What does this op amp/transistor circuit do?
The circuit is broken because it mistakenly implements positive feedback, where the intent is to have negative feedback. The more resistance you dial in with the potentiometer, to raise the voltage on the + input, the more the MJE transistor conducts. This causes current to increase through R3, which lowers the voltage at the bottom of R3. This lowered voltage is fed back to the - input of the op-amp, and has the effect of increasing the output!
In effect, it's a double negative: R3 is the load resistor of an inverting gain stage, and this inverted output is fed to the inverting input of the op-amp. Inverted output fed to an inverting input is positive feedback.
The proper approach to take the feedback signal simply from the output of the op-amp (classic voltage follower/buffer). This buffer then simply drives the base of the transistor, implementing a classic emitter-follower to increase the current driving ability. R3 is not necessary.
Alternatively, the feedback signal can be taken from the node where the transistor's emitter meets the load (top of the load). That topology will then eliminate the VBE voltage drop, since it moves the VBE drop into the feedback loop. The consequence is that the load voltage will then closely follow the voltage on the op-amp's + terminal, rather than be a VBE drop lower.
Concretely, here is a version of the circuit modified with the above feedback topology, and also cleaned up to simulate. I got rid of the series resistor from the potentiometer so we can vary the voltage from 0 to 10V (by varying the "k" parameter of the pot from 0 to 1). The role of the load is played by R4.
simulate this circuit – Schematic created using CircuitLab
If we move the feedback line to the original location, then the DC simulation shows that the circuit latches up with the transistor open.

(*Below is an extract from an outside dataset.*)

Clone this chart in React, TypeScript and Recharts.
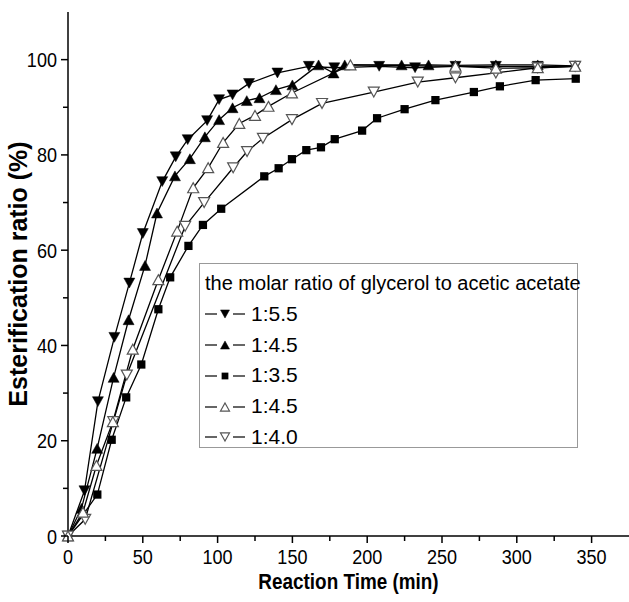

Even if R3 is made substantially larger, the hypothesized positive feedback action doesn't happen precisely as described, but rather as follows: When power is applied, no current flows through R3, and so the - input of the op-amp is held at the 10V power rail. The + input cannot rise above this, and so the op-amp output is driven low. In this manner, the positive feedback keeps the transistor in a cut-off state. If we turn the potentiometer all the way up, it's more interesting: then the inputs are both nominally at 10V. The actual behavior will depend on their precise values, which are determined by bias currents and leakage through the cutoff transistor.
In order to analyse an op-amp circuit as an amplifier, certain assumptions must be made. One of those assumption is that negative feedback is present.
But, in this circuit, negative feedback is not present.
To see this, imagine that, for some reason (noise or some other disturbance), the voltage at the output of the op-amp increases (place an up arrow at the output of the op-amp).
Now, if negative feedback is present, the effect of this disturbance will be to make the voltage at the output of the op-amp to decrease. If this is not so, you do not have negative feedback.
So, trace this disturbance 'round the loop. Since the output of the op-amp is connected to the base of the transistor, the increase in base voltage will result in a decrease in collector voltage (place a down arrow at the collector).
The inverting input of the op-amp is connected to the collector (place a down arrow at the inverting input of the op-amp).
But, since this is the inverting input, a decrease in voltage there results in an increase in the op-amp output voltage.
In summary, a disturbance that increases the output voltage of the op-amp will result in feedback that tends to amplify that disturbance. This is the sign of positive feedback.
So, this circuit is not stable; any disturbance will be amplified rather than attenuated. I don't believe this is the desired operation. It's likely that the inverting input of the op-amp should be connected to the emitter of the transistor.